Martedì 23 Aprile 2024

Zingaretti vuole cambiare nome al Pd. Ma si gioca tutto alle regionali

Proposto un nuovo congresso. Le perplessità interne costringono il leader dem alla retromarcia. Franceschini, Guerini e Martina non gradiscono. Tutto dipenderà dalle elezioni del 26 gennaio

Nicola Zingaretti (Imagoeconomica)

Nicola Zingaretti (Imagoeconomica)

Roma, 11 gennaio 2020 - "Vinciamo in Emilia-Romagna, poi facciamo un nuovo congresso, apriamo il partito a sardine, società civile, ecologisti e allora possiamo cambiare tutto, anche il nome". Il segretario del Pd, Nicola Zingaretti, rilascia un’intervista che fa rumore, tra i democratici ma anche fuori. In giornata, però, arrivano le precisazioni. "Nessuna intenzione di fagocitare o mettere il cappello sulle sardine", la prima. "Non è detto che cambieremo il nome e il simbolo del Pd, vedremo", la seconda. 

Quello che non cambia è la premessa: l’obbligo di vincere le Regionali in Emilia-Romagna, dove non solo Bonaccini, ma anche Zingaretti (e, di conseguenza, il governo) si giocano tutto. Se le cose andranno bene, si andrà nella direzione indicata dal segretario: verifica di governo, nuova agenda e nuovo programma per l’esecutivo, tentativo di assorbire i 5Stelle, o la loro parte che vuol dare vita a un’alleanza di centrosinistra, nell’orbita dem (i ‘contiani’ sia dentro che fuori l’M5s), congresso rifondativo del Pd che attragga da un lato il pezzo di LeU più vicino (Articolo 1 di D’Alema e Bersani) e, dall’altro, le sardine, offrendo loro candidature di peso. In quel caso, con la vittoria in Emilia-Romagna incassata, Zingaretti non avrebbe avversari interni e il congresso – al netto di qualche candidatura di bandiera (l’area Orfini) – sarebbe poco più di un congresso tematico, cioè fatto per ‘tesi’. Poi, quando, prima o poi, si rivoterà, il modo (e le alleanze) per arginare Salvini e il centrodestra si troveranno, ma intanto il Pd sarà diventato "un partito nuovo" e più robusto.

Se, invece, l’Emilia-Romagna andasse persa, si aprirebbe una crisi di governo di non facile soluzione e, di certo, al congresso anticipato si presenterebbero dei nomi alternativi al segretario. Di certo un campione di area ex renziana (si parla del sindaco di Bergamo Giorgio Gori) o il sindaco di Milano, Beppe Sala, uno di area Orfini e forse pure uno di Franceschini.

Insomma, il tana liberi tutti, dentro il Pd, con conseguenze non ancora prevedibili.

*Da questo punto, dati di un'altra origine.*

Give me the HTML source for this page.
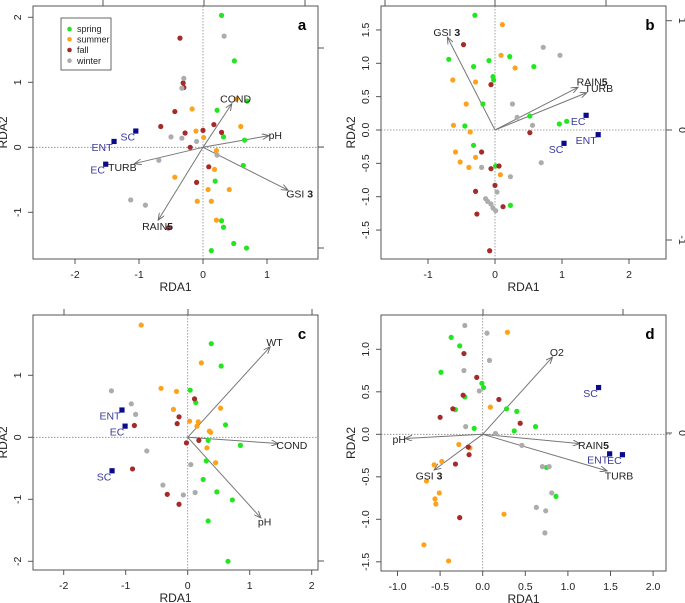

Per ora, in agenda, c’è il seminario interno di domani e martedì, nel reatino. Certo è che, ieri, dalla mattina all’insegna del "sciogliamo il Pd e facciamo un nuovo partito", la giornata ha portato consiglio perché sono di più i guardinghi e i preoccupati (l’area di Guerini, ma Franceschini e Martina) da cambiamenti troppo radicali che gli entusiasti (Morassut). Zingaretti non scioglie il nodo e nega di voler asciugare le Sardine (quotate all’8-10%). Il futuro del Pd (e del governo) si decide dopo il 26 gennaio.